12:22 - With my sudden mood shift, and apparent peak of my trip setting in, i decided to smoke half of my second joint, and couple it with a few shots, and the top it off with a cigarette. I am very impressed with the plan i have just laid out for myself for the next fifteen minutes. It seems very orderly considering i am sitting outside of my grandparents house, tripping my sac off at 12:30 at night. Before i set my plan in motion, i change the music to "Such Great Heights: by "The Postal Service".

The bushes planted next to the patio have taken a very familar shape, almost human like, except not human at all. They dance to the beat of the music and i laugh uncontrollably. I am laughing so hard that i do not realize that i have been letting my joint burn uncontrollably for a couple minutes. I quickly take one last hit, and am propelled into a world i am unfamiliar with.

Nothing in this world seemed normal to me, except for the fact that it was very comfortable. It is hard to describe where i have gone. I will begin by saying that everything in my new world has a path and destination, and no matter what, it/me/you will be carried along that path until it reaches that set destination. I was never a firm believer in destiny, mainly because i don't like feeling like i can't control what i am doing, but i am just convinced that there are "Paths" for everyone. And while the path is not straight, and by no means only one directional, your destination is set. It feels like a compromise. On this path you can take as many sideroads, detours, and bypasses that you want, but in the end you will end up at the same spot.

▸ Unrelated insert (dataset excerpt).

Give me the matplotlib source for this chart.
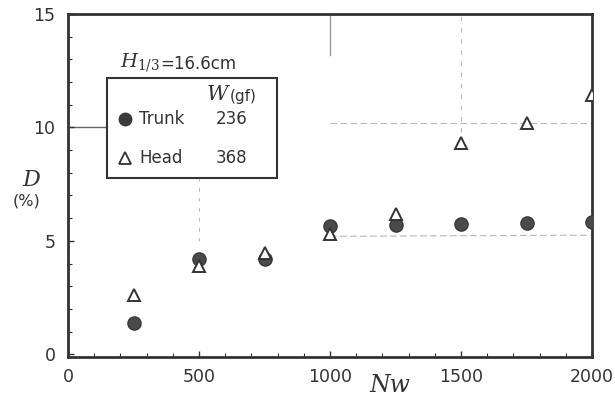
import matplotlib.pyplot as plt
from matplotlib.patches import Rectangle
from matplotlib.ticker import MultipleLocator

# values
nw = [250, 500, 750, 1000, 1250, 1500, 1750, 2000]
d_trunk = [1.4, 4.2, 4.2, 5.65, 5.7, 5.75, 5.8, 5.85]
d_head = [2.6, 3.9, 4.45, 5.3, 6.2, 9.3, 10.2, 11.45]

xticks = [0, 500, 1000, 1500, 2000]
yticks = [0, 5, 10, 15]

W, H = 615, 404
ink = '#333333'

def fx(x):
    return x / W

def fy(y):
    return 1 - y / H

fig = plt.figure(figsize=(W / 100, H / 100), dpi=100)
ax = fig.add_axes([fx(68), fy(357), fx(592) - fx(68), fy(14) - fy(357)])

# faint show-through lines from the scan
grey = dict(color='#b8b8b8', lw=0.8, zorder=0)
ax.plot([1000, 1000], [13.2, 15], color='#999999', lw=1.0, zorder=0)
ax.plot([1500, 1500], [9.8, 15], ls=(0, (4, 6)), **grey)
ax.plot([1000, 2000], [10.2, 10.2], ls=(0, (6, 3)), **grey)
ax.plot([1000, 2000], [5.2, 5.25], ls=(0, (6, 3)), **grey)
ax.plot([500, 500], [5.0, 8.0], ls=(0, (3, 6)), **grey)
ax.plot([0, 150], [10, 10], color='#666666', lw=1.0, zorder=0)

ax.plot(nw, d_trunk, 'o', ms=9.5, color='#4a4a4a', mec='#3a3a3a', zorder=3)
ax.plot(nw, d_head, '^', ms=8.5, mfc='white', mec=ink, mew=1.4, zorder=4)

ax.set_xlim(0, 2000)
ax.set_ylim(-0.12, 15)
ax.set_xticks(xticks)
ax.set_yticks(yticks)
ax.xaxis.set_minor_locator(MultipleLocator(100))
ax.yaxis.set_minor_locator(MultipleLocator(1))
ax.tick_params(which='both', direction='in', color=ink)
ax.tick_params(which='major', length=4, width=1)
ax.tick_params(which='minor', length=3, width=0.8)
ax.tick_params(axis='x', pad=8)
ax.tick_params(axis='y', pad=9)
tick_font = dict(family='DejaVu Sans', size=12.5, color=ink)
ax.set_xticklabels([str(t) for t in xticks], **tick_font)
ax.set_yticklabels([str(t) for t in yticks], **tick_font)
for s in ax.spines.values():
    s.set_linewidth(2)
    s.set_color(ink)

serif = dict(family='DejaVu Serif', style='italic', color=ink, zorder=6)
fig.text(fx(390), fy(386), 'Nw', ha='center', va='center', size=17, **serif)
fig.text(fx(31), fy(180), 'D', ha='center', va='center', size=16, **serif)
fig.text(fx(26), fy(201), '(%)', ha='center', va='center', size=11.5,
         family='DejaVu Sans', color=ink)

# legend box drawn by hand
fig.patches.append(Rectangle((fx(107), fy(178)), fx(277) - fx(107), fy(78) - fy(178),
                             transform=fig.transFigure, fill=True, fc='white',
                             ec=ink, lw=1.5, zorder=5))
fig.text(fx(120), fy(63), r'$H_{1/3}$', ha='left', va='center', size=14,
         family='DejaVu Serif', color=ink, math_fontfamily='dejavuserif')
fig.text(fx(160), fy(64), '=16.6cm', ha='left', va='center', size=12,
         family='DejaVu Sans', color=ink)
fig.text(fx(207), fy(95), 'W', ha='left', va='center', size=15, **serif)
fig.text(fx(230), fy(97), '(gf)', ha='left', va='center', size=11,
         family='DejaVu Sans', color=ink, zorder=6)
fig.lines.append(plt.Line2D([fx(125)], [fy(119)], marker='o', ms=9, color='#3a3a3a',
                            transform=fig.transFigure, zorder=6))
fig.lines.append(plt.Line2D([fx(125)], [fy(158)], marker='^', ms=8, mfc='white',
                            mec=ink, mew=1.3, transform=fig.transFigure, zorder=6))
lab = dict(ha='left', va='center', size=12, family='DejaVu Sans', color=ink, zorder=6)
fig.text(fx(139), fy(119), 'Trunk', **lab)
fig.text(fx(216), fy(119), '236', **lab)
fig.text(fx(139), fy(158), 'Head', **lab)
fig.text(fx(216), fy(158), '368', **lab)

fig.savefig('out.png', dpi=100)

I light a cigarette, and begin applying my new theory to my life. I have wanted to be a High School history teacher ever since entering High School. I had some shitty teachers that i don't think any kid needs to be exposed to, and i had some fantastic teachers that i admire, and would like to have the same effect on my students, as these teachers had on me. My path was set; go to college, get a degree, get a job, get married, BAM there's you life.

Except i failed out my first year of school. Possession charge does not help much either. waning support from my parents is another downfall. All these things have bothered me until this night. As i sit here and ponder my theory, i realize that i can, and will accomplish what needs to be accomplished. My destination is chosen, but i will forge my own path. This realization does not scare me.

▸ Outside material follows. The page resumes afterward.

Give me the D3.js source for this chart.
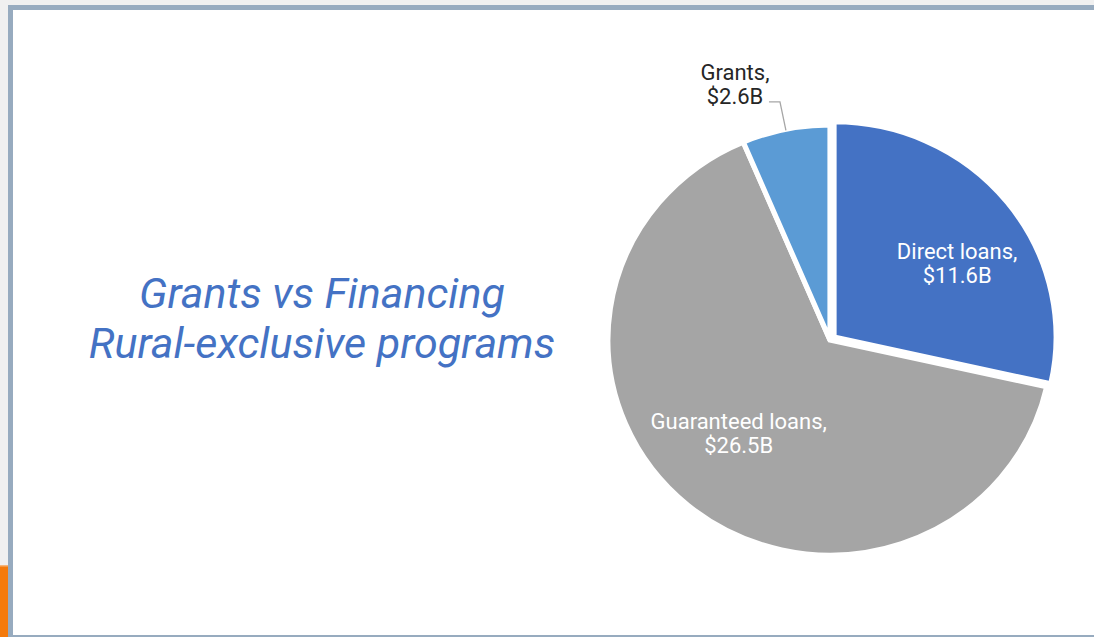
<!DOCTYPE html>
<html>
<head>
<meta charset="utf-8">
<script src="https://cdn.jsdelivr.net/npm/d3@7/dist/d3.min.js"></script>
<style>
  html, body { margin: 0; padding: 0; background: #f0f0f0; }
  svg { display: block; }
</style>
</head>
<body>
<svg id="chart" width="1094" height="637"></svg>
<script>
// Funding split for rural-exclusive programs, in billions of dollars
const categories = ["Direct loans", "Guaranteed loans", "Grants"];
const values = [11.6, 26.5, 2.6];
const valueLabels = ["$11.6B", "$26.5B", "$2.6B"];
const colors = ["#4472c4", "#a5a5a5", "#5b9bd5"];
const titleLines = ["Grants vs Financing", "Rural-exclusive programs"];

const W = 1094, H = 637;
const svg = d3.select("#chart");

// Slide frame
svg.append("rect").attr("x", 0).attr("y", 0).attr("width", W).attr("height", H).attr("fill", "#f0f0f0");
svg.append("rect").attr("x", 0).attr("y", 565).attr("width", 8).attr("height", H - 565).attr("fill", "#f47a0c");
svg.append("rect").attr("x", 0).attr("y", 565).attr("width", 8).attr("height", 1.5).attr("fill", "#f6b57a");
svg.append("rect").attr("x", 8).attr("y", 5).attr("width", W - 8).attr("height", H - 5).attr("fill", "#97abbf");
svg.append("rect").attr("x", 13).attr("y", 10).attr("width", W - 13).attr("height", 625).attr("fill", "#ffffff");

// Title
const title = svg.append("text")
  .attr("x", 322).attr("y", 308)
  .attr("text-anchor", "middle")
  .attr("font-family", "Roboto, 'Open Sans', sans-serif")
  .attr("font-style", "italic")
  .attr("font-size", 43)
  .attr("fill", "#4472c4");
title.selectAll("tspan").data(titleLines).join("tspan")
  .attr("x", 322).attr("dy", (d, i) => i === 0 ? 0 : 50)
  .text(d => d);

// Pie
const cx = 830, cy = 340, r = 215, stretchX = 1.033;
const pie = d3.pie().sort(null).value(d => d)(values);
const arc = d3.arc().innerRadius(0).outerRadius(r);
const explode = [5, 0, 0];

const g = svg.append("g").attr("transform", `translate(${cx},${cy}) scale(${stretchX},1)`);

g.selectAll("path.slice").data(pie).join("path")
  .attr("class", "slice")
  .attr("d", arc)
  .attr("fill", (d, i) => colors[i])
  .attr("stroke", "#ffffff")
  .attr("stroke-width", 5)
  .attr("stroke-linejoin", "miter")
  .attr("transform", (d, i) => {
    const a = (d.startAngle + d.endAngle) / 2;
    return `translate(${Math.sin(a) * explode[i]},${-Math.cos(a) * explode[i]})`;
  });

// Inside labels for the two large slices (radius fraction and angular nudge per slice)
const labelFont = "Roboto, 'Liberation Sans', Arial, sans-serif";
const labelSize = 22;
const lineGap = 24;
const labelRadius = [0.65, 0.60];
const labelTurn = [0.126, 0.06];

pie.forEach((d, i) => {
  if (i === 2) return;
  const la = d3.arc().innerRadius(r * labelRadius[i]).outerRadius(r * labelRadius[i]);
  const c = la.centroid({ startAngle: d.startAngle + labelTurn[i], endAngle: d.endAngle + labelTurn[i] });
  const a = (d.startAngle + d.endAngle) / 2;
  const x = cx + (c[0] + Math.sin(a) * explode[i]) * stretchX;
  const y = cy + c[1] - Math.cos(a) * explode[i];
  const t = svg.append("text")
    .attr("text-anchor", "middle")
    .attr("font-family", labelFont)
    .attr("font-size", labelSize)
    .attr("fill", "#ffffff");
  t.append("tspan").attr("x", x).attr("y", y - lineGap / 2 + 7).text(categories[i] + ",");
  t.append("tspan").attr("x", x).attr("y", y + lineGap / 2 + 7).text(valueLabels[i]);
});

// Outside label with leader line for the small slice
{
  const i = 2, d = pie[i];
  const a = (d.startAngle + d.endAngle) / 2;
  const edge = [cx + Math.sin(a) * (r - 1) * stretchX, cy - Math.cos(a) * (r - 1)];
  const elbow = [cx + Math.sin(a) * r * 1.13 * stretchX, cy - Math.cos(a) * r * 1.13];
  const end = [elbow[0] - 11, elbow[1]];
  svg.append("path")
    .attr("d", d3.line()([edge, elbow, end]))
    .attr("fill", "none")
    .attr("stroke", "#a6a6a6")
    .attr("stroke-width", 1.3);
  const lx = elbow[0] - 45;
  const t = svg.append("text")
    .attr("text-anchor", "middle")
    .attr("font-family", labelFont)
    .attr("font-size", labelSize)
    .attr("fill", "#262626");
  t.append("tspan").attr("x", lx).attr("y", end[1] + 2 - lineGap).text(categories[i] + ",");
  t.append("tspan").attr("x", lx).attr("y", end[1] + 2).text(valueLabels[i]);
}
</script>
</body>
</html>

1:15 - Contempt with my realizations, i decide to sit back and enjoy the rest of my trip. As i light a cigarette, i am struck by the beauty of the Skyline. These man made structures were lit up and framed by celestial objects. It was like something out of a movie. The buildings were swaying, the clouds were distinct, and although there was little light, they were quite colorful, which was a pleasant change from the usual "it is dark, your trip will be dark" feeling of tripping at night. I halfway expected to see spacheships coming down and docking at the top of these buildings, for it has a very space age look. This is strange considering Allentown is quite an old city. I turn to my left and begin to stare at this tree that has been here since i was born. In my younger years i would climb on this tree, and it seemed so huge. I look at it now and realize the branch i would climb up onto is only a few feet off the ground. A wave of euphoria spreads over as i think about this. The trees branches seem to be reaching down and touching the earth in a very graceful sort of way. I am awed by their beauty.

2:00 - Feeling a slight comedown in the effects. Smoke the rest of my joint, and take a few more pulls from the bottle before heading off to my bed. I dislike the comedown from shrooms very much, and the only way i can sleep is to be on another substance that helps me sleep. Alcohol and pot are my favorite combination.

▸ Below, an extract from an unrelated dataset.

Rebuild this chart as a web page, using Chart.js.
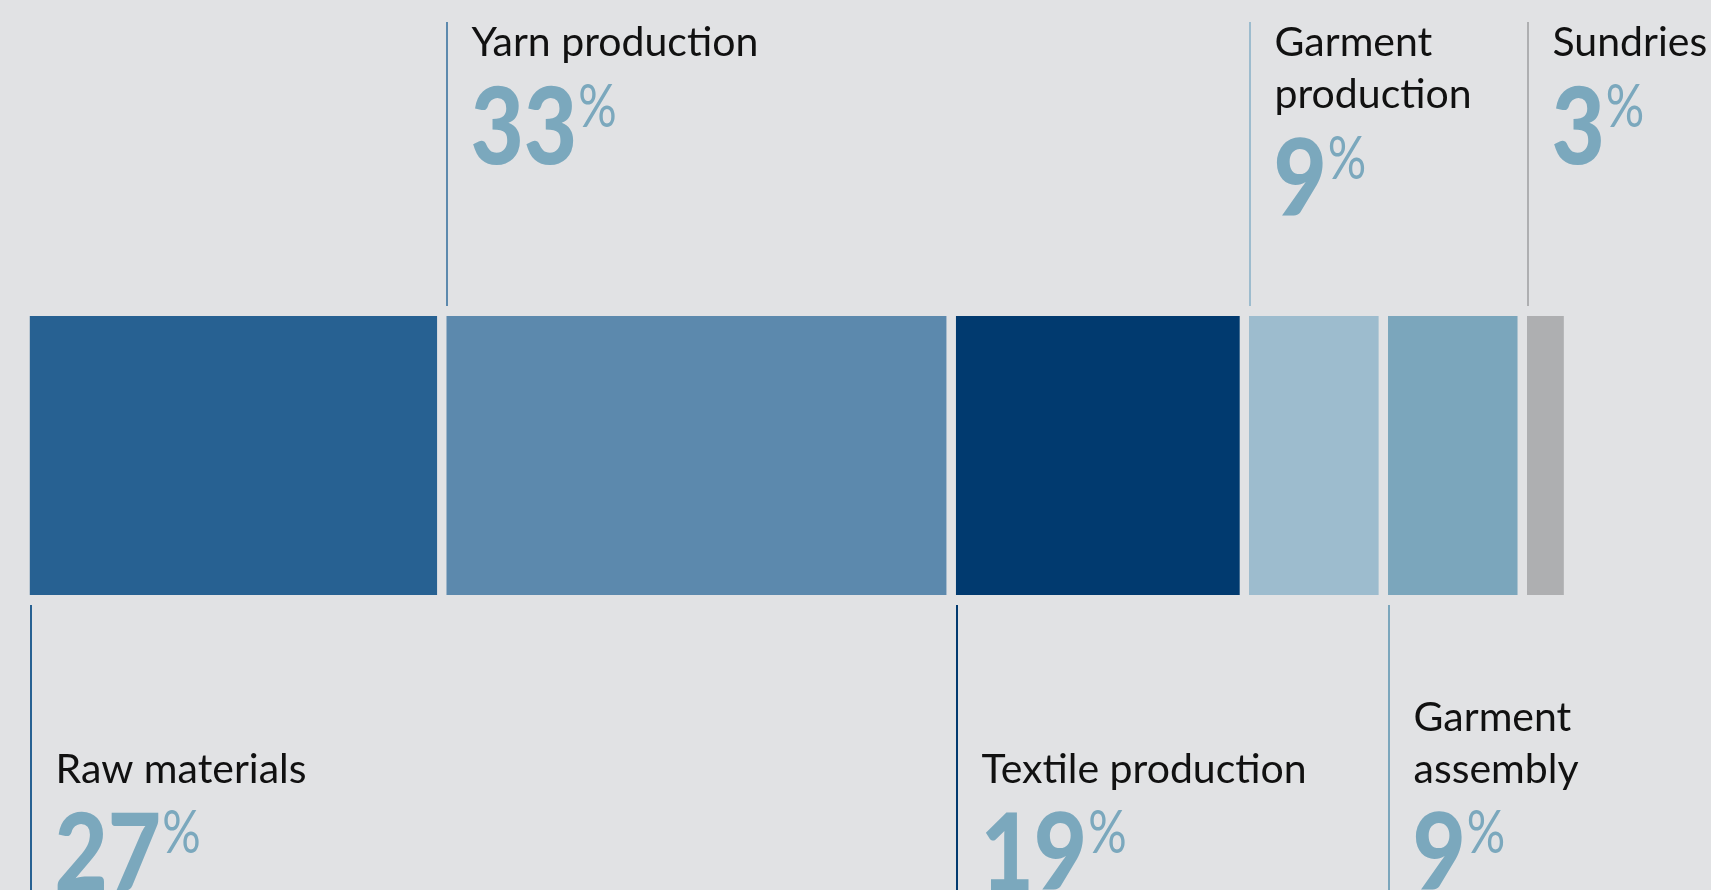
<!DOCTYPE html>
<html>
<head>
<meta charset="utf-8">
<script src="https://cdn.jsdelivr.net/npm/chart.js@4/dist/chart.umd.min.js"></script>
<style>
  html, body { margin: 0; padding: 0; background: #e1e2e4; }
  #wrap { width: 1711px; height: 890px; }
  canvas { display: block; }
</style>
</head>
<body>
<div id="wrap"><canvas id="chart" width="1711" height="890"></canvas></div>
<script>
// Stages of the garment value chain and their share of the total
const stages = ['Raw materials', 'Yarn production', 'Textile production', 'Garment production', 'Garment assembly', 'Sundries'];
const shares = [27, 33, 19, 9, 9, 3];
const stageLabelLines = [['Raw materials'], ['Yarn production'], ['Textile production'], ['Garment', 'production'], ['Garment', 'assembly'], ['Sundries']];
const labelSide = ['below', 'above', 'below', 'above', 'below', 'above'];
const barColors = ['#276192', '#5c89ad', '#013a6f', '#9dbcce', '#7ba6bc', '#aeafb1'];

const BG = '#e1e2e4';
const NUMBER_COLOR = '#7ba8bd';
const LABEL_FONT = '400 41px Lato, "Open Sans", sans-serif';
const DIGIT_FONT = '900 107px Lato, "Open Sans", sans-serif';
const PCT_FONT = '400 60px Lato, "Open Sans", sans-serif';

// Leader lines, stage names and share figures around each segment
const calloutPlugin = {
  id: 'callouts',
  afterDatasetsDraw(chart) {
    const ctx = chart.ctx;
    const area = chart.chartArea;
    const H = chart.height;
    chart.data.datasets.forEach((ds, i) => {
      const bar = chart.getDatasetMeta(i).data[0];
      if (!bar) return;
      const left = Math.min(bar.x, bar.base);
      const lineX = Math.round(left) + 1;
      const textX = lineX + 24.5;
      const lines = stageLabelLines[i];
      ctx.save();
      ctx.strokeStyle = barColors[i];
      ctx.lineWidth = 2;
      ctx.beginPath();
      let numTop;
      const baselines = [];
      if (labelSide[i] === 'above') {
        ctx.moveTo(lineX, 22);
        ctx.lineTo(lineX, area.top - 10);
        lines.forEach((_, k) => baselines.push(56 + 52 * k));
        numTop = baselines[baselines.length - 1] + 31;
      } else {
        ctx.moveTo(lineX, area.bottom + 10);
        ctx.lineTo(lineX, H);
        const n = lines.length;
        lines.forEach((_, k) => baselines.push(783 - 52 * (n - 1 - k)));
        numTop = 813;
      }
      ctx.stroke();

      // stage name
      ctx.fillStyle = '#111111';
      ctx.font = LABEL_FONT;
      ctx.textAlign = 'left';
      ctx.textBaseline = 'alphabetic';
      lines.forEach((t, k) => ctx.fillText(t, textX, baselines[k]));

      // share figure, digits then a raised percent sign
      const value = ds.data[0];
      const digits = String(value);
      const sx = 0.86;
      ctx.fillStyle = NUMBER_COLOR;
      ctx.font = DIGIT_FONT;
      const dw = ctx.measureText(digits).width * sx;
      ctx.save();
      ctx.translate(textX - 1, numTop + 77);
      ctx.scale(sx, 1);
      ctx.fillText(digits, 0, 0);
      ctx.restore();
      ctx.font = PCT_FONT;
      ctx.save();
      ctx.translate(textX - 1 + dw + 1, numTop - 4 + 44);
      ctx.scale(0.8, 1);
      ctx.fillText('%', 0, 0);
      ctx.restore();
      ctx.restore();
    });
  }
};

const datasets = stages.map((name, i) => ({
  label: name,
  data: [shares[i]],
  backgroundColor: barColors[i],
  borderColor: BG,
  borderWidth: { top: 0, right: 9.5, bottom: 0, left: 0 },
  borderSkipped: false,
  barPercentage: 1,
  categoryPercentage: 1,
  stack: 'chain'
}));

new Chart(document.getElementById('chart'), {
  type: 'bar',
  data: { labels: ['Share'], datasets },
  options: {
    indexAxis: 'y',
    responsive: false,
    animation: false,
    devicePixelRatio: 1,
    layout: { padding: { left: 29.5, right: 138, top: 316, bottom: 295 } },
    scales: {
      x: { stacked: true, min: 0, max: 100, display: false },
      y: { stacked: true, display: false }
    },
    plugins: {
      legend: { display: false },
      tooltip: { enabled: false }
    }
  },
  plugins: [calloutPlugin]
});
</script>
</body>
</html>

I lay down on my bed and stare at some clown paintings that My grandfather painted while in the service. They use to scare the shit outta me when i was young, but now they have a very comical element to them, although sadness is written all over their faces. I do not know why they are sad, since everything will be better in the end. A realization that i have come too, and i begin to chuckle at myself for telling a painting this.

My grandfather has some very neat sports memorabilia. He painted a picture of Mickey Mantle, and then had him sign it, making it a one of a kind in the world. I would estimate hundred of thousands of dollars worth of stuff in his basement. About 80 baseballs signed by people such as babe ruth, mike schmidt, and johnny bench. I am fascinated by the sheer pricelessness of the stuff in his basement, and i am even more awestruck by the fact that he hasn't sold it for the money. He simply loves sports, and loves his stuff, and i admire him for that.

2:45 - The effects of the shrooms are beginning to wear off, and i am simply stoned and drunk. I fall asleep listening to the "Sad Summer Mix". It is still summer, but i am not sad.

Reflection - There is not much to reflect. This is the first time i have come out of a shroom trip with "answers" to things. It might have had some to do with the pot, and alcohol, and the aloneness, or maybe the wickedness of these shrooms was what did it. I usually trip with friends though, not giving me much in the way to reflect and think about things i need to think about. I think i will try tripping alone more often, although group trips are always fun.

I do feel a whole lot better about my situation. I was feeling really shitty about things for a while. This trip opened up my eyes to many things.
 
Very nice!

After the first few paragraphs, I got "sitting on the dock of the bay" in my head, your report had fantastic imagery description in it. I love old buildings and architecture too.

All it needed was a fat furry cat to walk around your legs and incessantly meow :D
 
Very nice!

After the first few paragraphs, I got "sitting on the dock of the bay" in my head, your report had fantastic imagery description in it. I love old buildings and architecture too.

All it needed was a fat furry cat to walk around your legs and incessantly meow

Lol. I am originally from Philadelphia, before moving to Kentucky. I miss the city very much. As pretty as it is, i just don't like rolling hills and forests and farmland and all that.

Give me a busy city block anytime.
 
This trip report was great!

I put some Postal Service on for the read, and "Such Great Heights" came on right as you mentioned it. The first time I heard that song I was hanging out with a bunch of people on ecstasy, and I swear I caught a second-hand buzz ;)

I can't help but wonder whatever came of that text message...

Anyway that sounded like a healing trip and you deserved the kind of experience you got.